[BEGIN Task input]

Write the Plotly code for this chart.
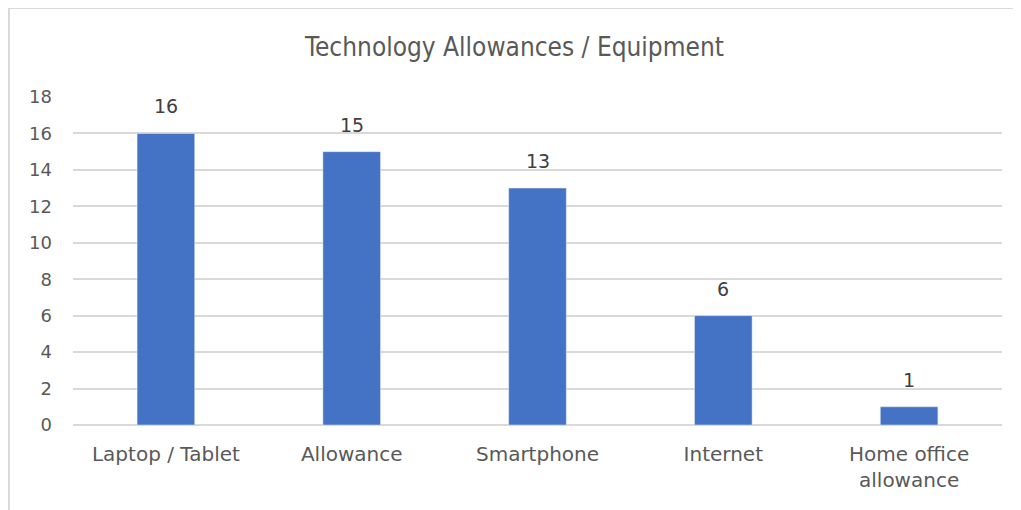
import plotly.graph_objects as go

categories = ["Laptop / Tablet", "Allowance", "Smartphone", "Internet", "Home office<br>allowance"]
values = [16, 15, 13, 6, 1]
y_ticks = [0, 2, 4, 6, 8, 10, 12, 14, 16, 18]

OFF = 8  # page body margin offset
W, H = 1021 - OFF, 510 - OFF
L, R, T, B = 73 - OFF, 19, 97 - OFF, 85
pw, ph = W - L - R, H - T - B

def px_x(x):
    return (x - OFF - L) / pw

def px_y(y):
    return (H - B - (y - OFF)) / ph

font = "DejaVu Sans"
grey = "#595959"

fig = go.Figure(go.Bar(
    x=categories, y=values,
    marker_color="#4472C4",
))

for c, v in zip(categories, values):
    fig.add_annotation(x=c, y=v, text=str(v), showarrow=False, xanchor="center",
                       yanchor="bottom", yshift=14,
                       font=dict(size=19, color="#404040", family=font))

fig.update_layout(
    width=W, height=H,
    margin=dict(l=L, r=R, t=T, b=B),
    paper_bgcolor="white", plot_bgcolor="white",
    bargap=0.69,
    showlegend=False,
    title=dict(text="Technology Allowances / Equipment", x=0.5, xanchor="center",
               y=1 - (47 - OFF) / H, yanchor="middle",
               font=dict(size=26, color=grey, family="DejaVu Sans Condensed")),
    xaxis=dict(showgrid=False, showline=False, ticks="", ticklabelstandoff=15,
               tickfont=dict(size=20, color=grey, family=font)),
    yaxis=dict(range=[0, 18], tickvals=y_ticks, showgrid=True, gridcolor="#D9D9D9",
               gridwidth=2, zeroline=True, zerolinecolor="#D9D9D9", zerolinewidth=2,
               ticks="", ticklabelstandoff=20,
               tickfont=dict(size=18, color=grey, family=font)),
    shapes=[dict(type="path", xref="paper", yref="paper",
                 path=f"M {px_x(9)} {px_y(520)} L {px_x(9)} {px_y(8)} L {px_x(1030)} {px_y(8)}",
                 line=dict(color="#D9D9D9", width=2), layer="below")],
)

fig.write_html("out.html")
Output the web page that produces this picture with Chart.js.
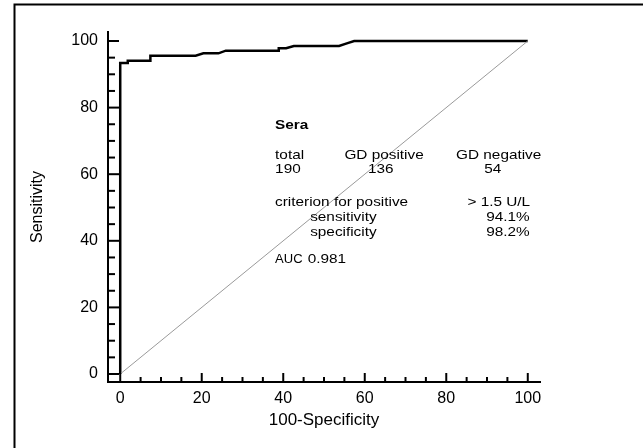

[END Task input]

Problem to solve — Exclude the pictures, and transcribe all of the material exactly.

Exercise answer —
Write the Plotly code for this chart.
import plotly.graph_objects as go

categories = ["Laptop / Tablet", "Allowance", "Smartphone", "Internet", "Home office<br>allowance"]
values = [16, 15, 13, 6, 1]
y_ticks = [0, 2, 4, 6, 8, 10, 12, 14, 16, 18]

OFF = 8  # page body margin offset
W, H = 1021 - OFF, 510 - OFF
L, R, T, B = 73 - OFF, 19, 97 - OFF, 85
pw, ph = W - L - R, H - T - B

def px_x(x):
    return (x - OFF - L) / pw

def px_y(y):
    return (H - B - (y - OFF)) / ph

font = "DejaVu Sans"
grey = "#595959"

fig = go.Figure(go.Bar(
    x=categories, y=values,
    marker_color="#4472C4",
))

for c, v in zip(categories, values):
    fig.add_annotation(x=c, y=v, text=str(v), showarrow=False, xanchor="center",
                       yanchor="bottom", yshift=14,
                       font=dict(size=19, color="#404040", family=font))

fig.update_layout(
    width=W, height=H,
    margin=dict(l=L, r=R, t=T, b=B),
    paper_bgcolor="white", plot_bgcolor="white",
    bargap=0.69,
    showlegend=False,
    title=dict(text="Technology Allowances / Equipment", x=0.5, xanchor="center",
               y=1 - (47 - OFF) / H, yanchor="middle",
               font=dict(size=26, color=grey, family="DejaVu Sans Condensed")),
    xaxis=dict(showgrid=False, showline=False, ticks="", ticklabelstandoff=15,
               tickfont=dict(size=20, color=grey, family=font)),
    yaxis=dict(range=[0, 18], tickvals=y_ticks, showgrid=True, gridcolor="#D9D9D9",
               gridwidth=2, zeroline=True, zerolinecolor="#D9D9D9", zerolinewidth=2,
               ticks="", ticklabelstandoff=20,
               tickfont=dict(size=18, color=grey, family=font)),
    shapes=[dict(type="path", xref="paper", yref="paper",
                 path=f"M {px_x(9)} {px_y(520)} L {px_x(9)} {px_y(8)} L {px_x(1030)} {px_y(8)}",
                 line=dict(color="#D9D9D9", width=2), layer="below")],
)

fig.write_html("out.html")
Output the web page that produces this picture with Chart.js.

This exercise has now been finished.